Em muitos destes casos, o incumprimento pode resultar em penhoras sobre salários ou contas bancárias.
O caso de Guimarães: quando o salário mínimo não impede a obrigação
Um dos episódios mais emblemáticos ocorreu em Guimarães, em 2019. Uma idosa de 81 anos, com incapacidade profunda e residente num lar, enfrentava despesas mensais na ordem dos 550 euros, muito acima da pensão que recebia: apenas 372,59 euros, mais 25,50 euros em medicamentos.
O tribunal determinou que os cinco filhos deveriam contribuir para uma pensão de alimentos no valor total de 202 euros mensais. Cada um pagaria 50,50 euros.
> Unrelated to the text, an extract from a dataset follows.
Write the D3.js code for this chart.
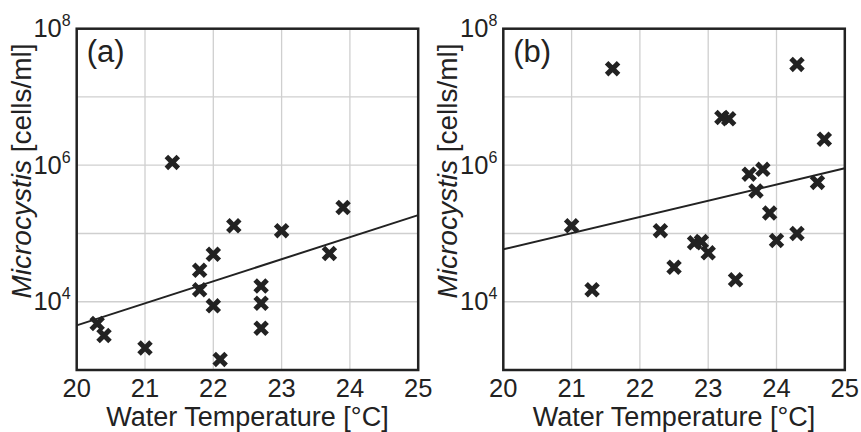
<!DOCTYPE html>
<html>
<head>
<meta charset="utf-8">
<script src="https://cdn.jsdelivr.net/npm/d3@7"></script>
<style>
  body { margin: 0; background: #fff; }
  svg { display: block; font-family: "Liberation Sans", Arial, sans-serif; }
</style>
</head>
<body>
<div class="chart"></div>
<script>
const width = 861;
const height = 432;

// panel (a)
const tempA = [21.4, 23.9, 22.3, 23.0, 22.0, 23.7, 21.8, 21.8, 22.7, 22.7, 22.0, 22.7, 20.3, 20.4, 21.0, 22.1];
const cellsA = [1.1e6, 2.4e5, 1.3e5, 1.1e5, 4.95e4, 5.1e4, 2.9e4, 1.5e4, 1.7e4, 9.5e3, 8.7e3, 4.1e3, 4.8e3, 3.2e3, 2.1e3, 1.43e3];
const fitA = [[20, 4.5e3], [25, 1.86e5]];

// panel (b)
const tempB = [21.6, 24.3, 23.2, 23.3, 24.7, 23.8, 23.6, 24.6, 23.7, 23.9, 21.0, 22.3, 24.0, 24.3, 22.8, 22.9, 23.0, 22.5, 23.4, 21.3];
const cellsB = [2.6e7, 3.0e7, 5.0e6, 4.8e6, 2.4e6, 8.7e5, 7.4e5, 5.6e5, 4.2e5, 2.0e5, 1.3e5, 1.1e5, 7.9e4, 1.0e5, 7.3e4, 7.6e4, 5.2e4, 3.2e4, 2.1e4, 1.5e4];
const fitB = [[20, 5.86e4], [25, 9.0e5]];

const xTicks = [20, 21, 22, 23, 24, 25];
const yTicks = [1e4, 1e6, 1e8];
const yExp = [4, 6, 8];
const yGrid = [1e4, 1e5, 1e6, 1e7];
const xGrid = [21, 22, 23, 24];

const panels = [
  { label: '(a)', left: 76.7, temp: tempA, cells: cellsA, fit: fitA },
  { label: '(b)', left: 503.3, temp: tempB, cells: cellsB, fit: fitB }
];

const pw = 341.5;
const plotTop = 28.7;
const ph = 341.3;
const ink = '#222';

const svg = d3
  .select('.chart')
  .append('svg')
  .attr('width', width)
  .attr('height', height);

panels.forEach((p) => {
  const x = d3.scaleLinear().domain([20, 25]).range([p.left, p.left + pw]);
  const y = d3.scaleLog().domain([1e3, 1e8]).range([plotTop + ph, plotTop]);

  const g = svg.append('g');

  // grid
  g.selectAll('line.gx')
    .data(xGrid)
    .enter()
    .append('line')
    .attr('x1', (d) => x(d))
    .attr('x2', (d) => x(d))
    .attr('y1', plotTop)
    .attr('y2', plotTop + ph)
    .attr('stroke', '#cfcfcf')
    .attr('stroke-width', 1.3);

  g.selectAll('line.gy')
    .data(yGrid)
    .enter()
    .append('line')
    .attr('x1', p.left)
    .attr('x2', p.left + pw)
    .attr('y1', (d) => y(d))
    .attr('y2', (d) => y(d))
    .attr('stroke', '#cfcfcf')
    .attr('stroke-width', 1.3);

  // fitted line
  const line = d3
    .line()
    .x((d) => x(d[0]))
    .y((d) => y(d[1]));

  g.append('path')
    .attr('d', line(p.fit))
    .attr('fill', 'none')
    .attr('stroke', ink)
    .attr('stroke-width', 2);

  // points
  const symbol = d3.symbol(d3.symbolX, 95);
  g.selectAll('path.pt')
    .data(p.temp.map((t, i) => [t, p.cells[i]]))
    .enter()
    .append('path')
    .attr('d', symbol)
    .attr('transform', (d) => `translate(${x(d[0])},${y(d[1])})`)
    .attr('fill', 'none')
    .attr('stroke', ink)
    .attr('stroke-width', 5);

  // frame
  g.append('rect')
    .attr('x', p.left)
    .attr('y', plotTop)
    .attr('width', pw)
    .attr('height', ph)
    .attr('fill', 'none')
    .attr('stroke', ink)
    .attr('stroke-width', 2.5);

  // x tick labels
  g.selectAll('text.xt')
    .data(xTicks)
    .enter()
    .append('text')
    .attr('x', (d) => x(d))
    .attr('y', 397)
    .attr('text-anchor', 'middle')
    .attr('font-size', 25.5)
    .attr('fill', ink)
    .text((d) => d);

  // y tick labels
  const yt = g
    .selectAll('text.yt')
    .data(yTicks)
    .enter()
    .append('text')
    .attr('x', p.left - 6)
    .attr('y', (d) => y(d) + 8.6)
    .attr('text-anchor', 'end')
    .attr('font-size', 25.5)
    .attr('fill', ink);
  yt.append('tspan').text('10');
  yt.append('tspan')
    .attr('dy', -11)
    .attr('font-size', 16)
    .text((d, i) => yExp[i]);

  // axis titles
  g.append('text')
    .attr('x', p.left + pw / 2)
    .attr('y', 426)
    .attr('text-anchor', 'middle')
    .attr('font-size', 27)
    .attr('fill', ink)
    .text('Water Temperature [°C]');

  const yl = g
    .append('text')
    .attr('transform', `translate(${p.left - 46},171) rotate(-90)`)
    .attr('text-anchor', 'middle')
    .attr('font-size', 28)
    .attr('fill', ink);
  yl.append('tspan').attr('font-style', 'italic').text('Microcystis');
  yl.append('tspan').text(' [cells/ml]');

  // panel label
  g.append('text')
    .attr('x', p.left + 10)
    .attr('y', 62)
    .attr('font-size', 31)
    .attr('fill', ink)
    .text(p.label);
});
</script>
</body>
</html>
Apenas uma filha recorreu, justificando que recebia apenas o salário mínimo — 580 euros brutos, cerca de 516,20 líquidos — e que, após pagar despesas essenciais, lhe restavam pouco mais de 186 euros por mês. Ainda assim, a decisão foi mantida.
Os juízes consideraram que a mulher dividia despesas com o filho e a nora e que o subsídio de refeição não tinha sido incluído nos cálculos. A decisão sublinhou o princípio fundamental: é preciso equilibrar “o binómio necessidade da autora / possibilidade do réu”.
Mais idosos a avançar para tribunal: vergonha a diminuir, sofrimento a aumentar
Portugal continua a ser um dos países europeus com pensões mais baixas. Em 2014, mais de dois milhões de pensionistas recebiam menos de 600 euros por mês — um número que continua profundamente expressivo. Neste contexto, o recurso aos tribunais tornou-se, para muitos idosos, a única forma de garantir a sobrevivência. Ainda assim, a vergonha e o estigma continuam presentes.
Segundo a advogada Susana Canêdo, muitos idosos só avançam quando a mágoa e o sofrimento emocional se sobrepõem ao receio de romper relações familiares:
“O idoso está tão magoado com os filhos que deixa de ter vergonha de colocar uma ação contra eles.”
Os idosos que recorrem à justiça tendem a ter um perfil comum:
– vivem sobretudo em meios urbanos;
– possuem algum grau de escolaridade;
– viram os rendimentos diminuir drasticamente após a reforma ou a morte do cônjuge;
– enfrentam solidão, abandono ou negligência familiar.
Não é retribuição: é um dever jurídico
Ao contrário do que muitos imaginam, estes processos não são movidos com base numa lógica de “retribuição” — como se os pais exigissem algo em troca dos sacrifícios feitos ao longo da vida.
Pelo contrário: trata-se de um dever de assistência consagrado na lei.
Apenas duas condições são necessárias para que os tribunais decidam a favor do idoso:
- Deve ser provado que a pensão do idoso é insuficiente para cobrir despesas básicas.
- O filho deve ter capacidade financeira para ajudar.
Quando o tribunal conclui que o filho não possui meios, este pode ser isentado. Caso contrário, o incumprimento pode resultar em penhora, reforçando a seriedade desta obrigação familiar.
O que este aumento revela sobre Portugal
O crescimento destes processos expõe fragilidades profundas no sistema social português:
– pensões insuficientes;
– dependência crescente de lares e cuidados continuados;
– famílias fragmentadas;
– solidão crescente entre idosos.
Mas revela também um país onde a lei protege quem está mais vulnerável — mesmo quando isso significa confrontar os próprios filhos.
A obrigação legal de apoiar financeiramente os pais não substitui amor, proximidade ou cuidado. Mas garante que ninguém, por mais frágil que esteja, será deixado para trás por falta de meios.
E num país envelhecido como Portugal, esta é uma proteção que se tornará cada vez mais necessária, refer o Executive Digest.